Władze Serbii, Czarnogóry, Chorwacji, Macedonii, Bośni i Hercegowinie oraz Albanii ostrzegły w czwartek przed falą upałów, która przechodzi przez południowy wschód Europy. Obecne temperatury w regionie są o około 10 stopni wyższe od średniej dla tej pory roku i przekraczają 40 st. C.
Od środy ekipy ratunkowe otrzymały ponad 600 zgłoszeń od osób, które poczuły się źle ze względu na upał - poinformowali lekarze z Belgradu. - Ludzie słabną i mdleją na ulicach - powiedział Żeljko Baćević, lekarz pracujący na ostrym dyżurze.
Upał zmienia godziny pracy w Czarnogórze
Jednym z najgorętszych miejsc na Bałkanach jest Czarnogóra, gdzie temperatura w ostatnich dniach przekroczyła 40 st. C.
Tamtejsze władze zaleciły dostosowanie godzin pracy tak, aby uniknąć południowego gorąca.
Topi się asfalt, płoną lasy
W Macedonii władze zaapelowały do ludzi powyżej 60. roku życia i kobiet w ciąży, by nie wychodzili do pracy. Związki zawodowe w Bośni i Hercegowinie wezwały firmy budowlane, aby nie wysyłały swoich pracowników na place budowy na otwartej przestrzeni. W stolicy Hercegowiny, Mostarze, temperatura osiągnęła 45 st. C, powodując topienie się asfaltu na ulicach.
- Jedynym sposobem na poradzenie sobie z upałem jest kąpiel w rzece - powiedział licealista z Mostaru. - W nocy śpię na balkonie, a rano idę nad Neretwę i siedzę tam do wieczora - dodaje.

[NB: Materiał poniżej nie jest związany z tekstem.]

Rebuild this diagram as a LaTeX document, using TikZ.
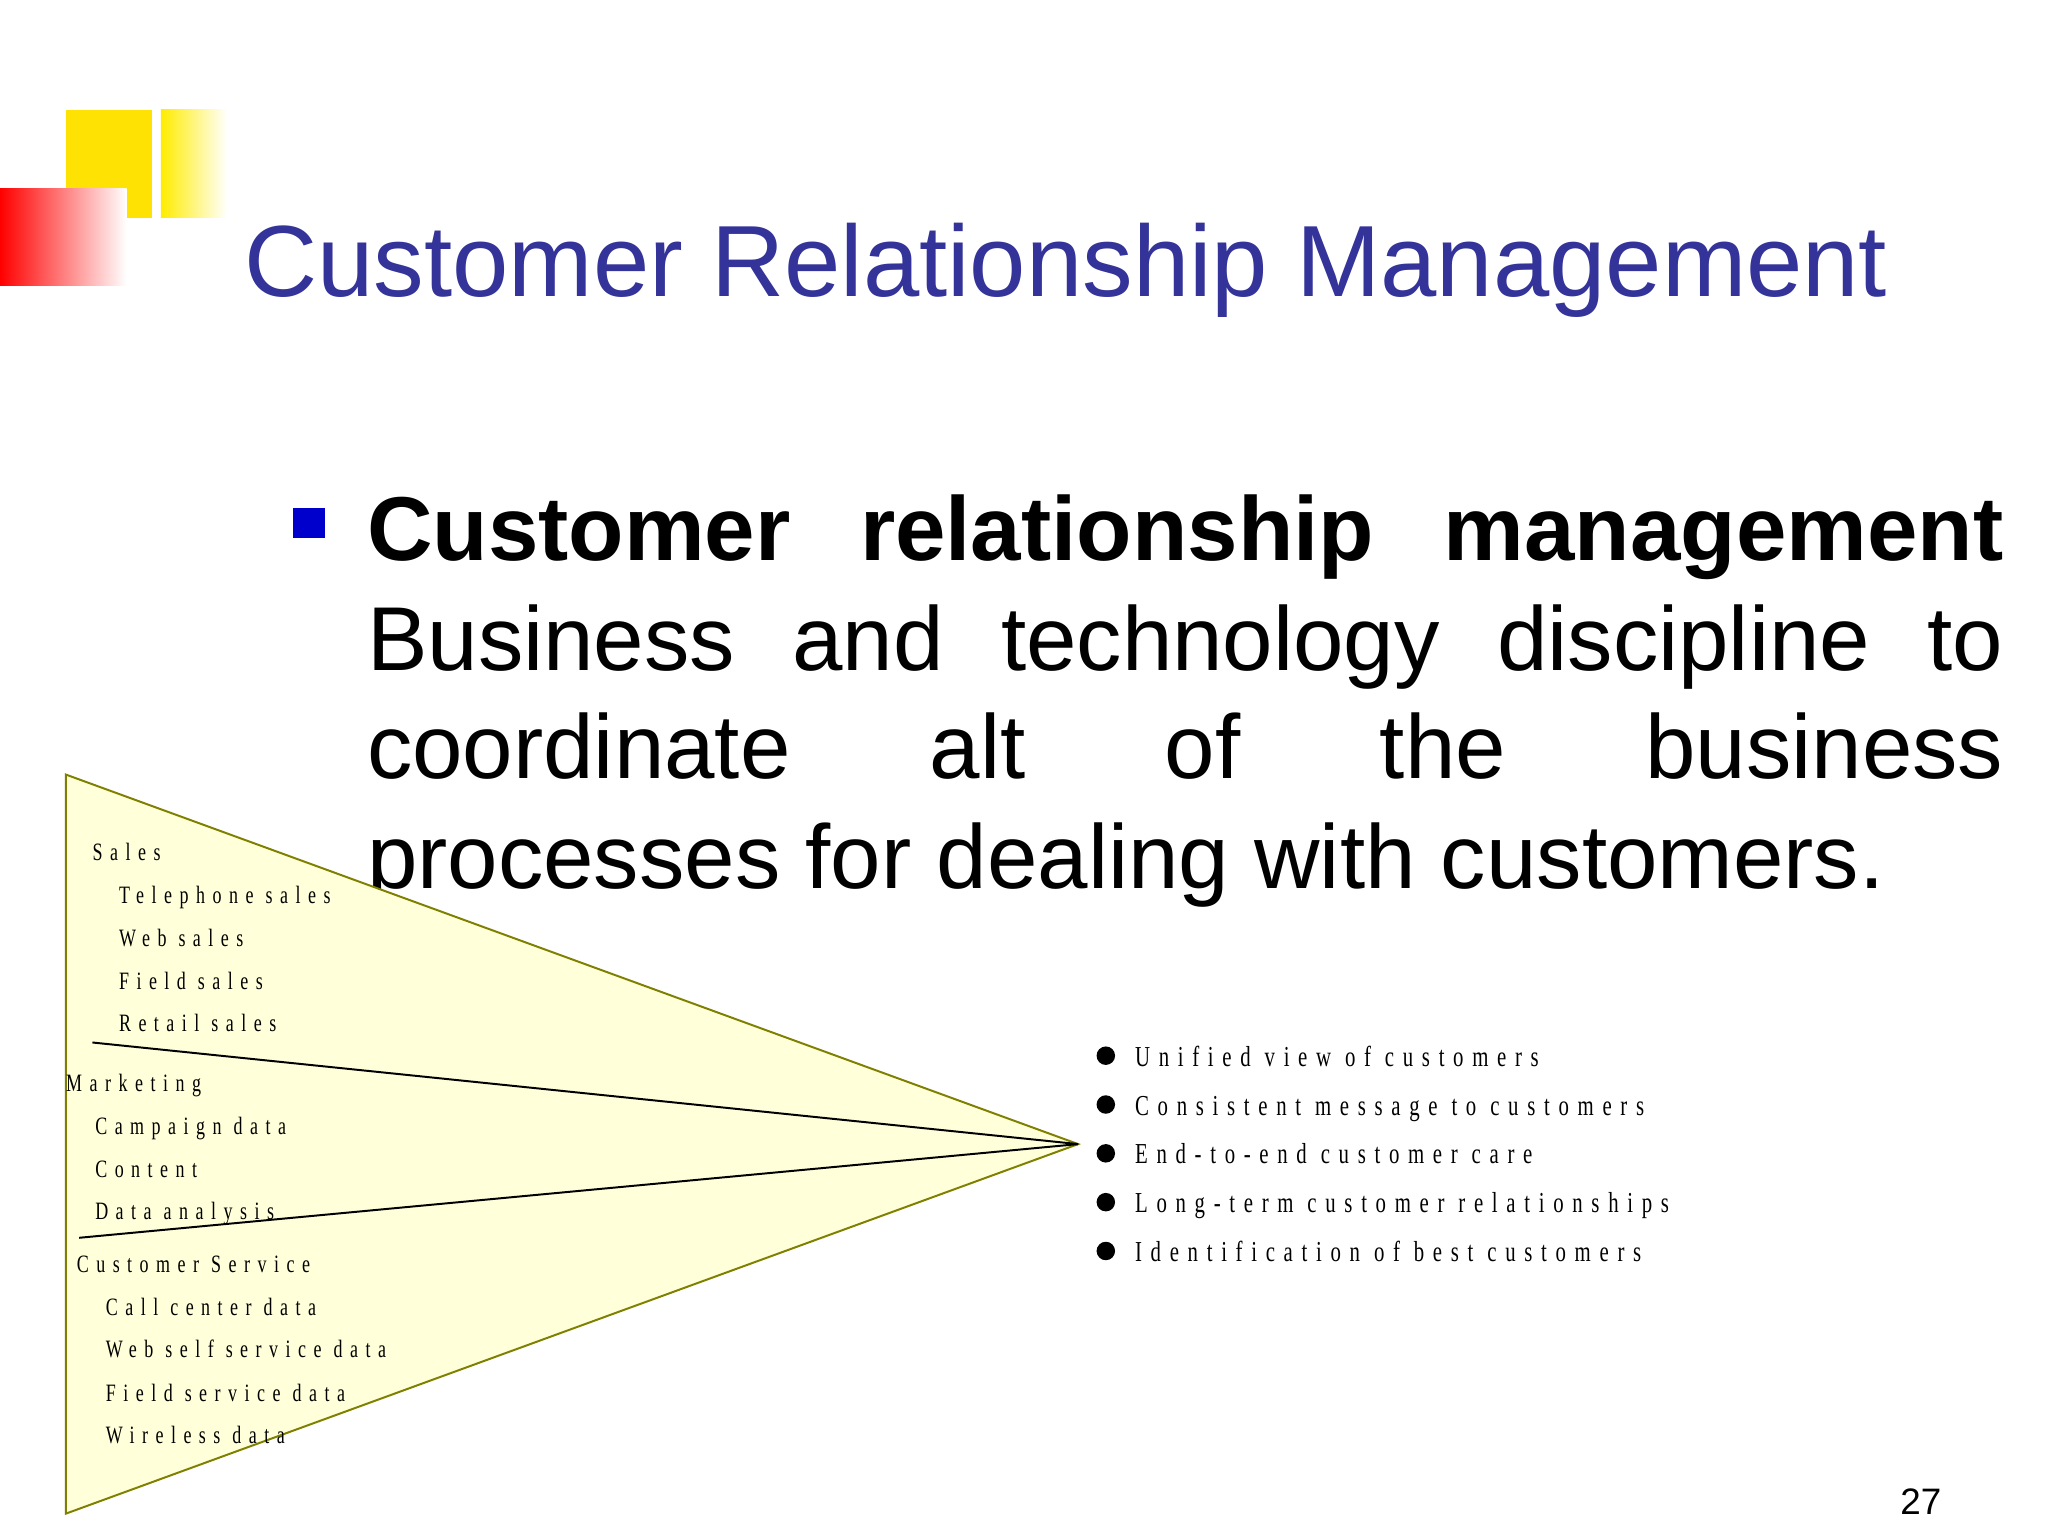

Czarnogóra i Albania zmagają się ponadto z pożarami lasów niedaleko ich stolic i na wybrzeżu Adriatyku. Dotychczas jednak nikt w nich nie ucierpiał.
Uwaga na psujące się jedzenie
Lekarze informują, że na południu Bośni i Hercegowiny wzrosła także liczba osób zapadających na infekcje żołądka. - Wysokie temperatury są idealne dla infekcji bakteryjnych, które powodowane są przez spożycie zepsutego jedzenia - powiedziała Dijana Mamić, dyrektor szpitala w Livnie, gdzie zanotowano już 50 takich przypadków.
Synoptycy zapowiadają, że fala upałów, która przybyła z północnej Afryki, będzie się utrzymywać jeszcze przez kilka dni.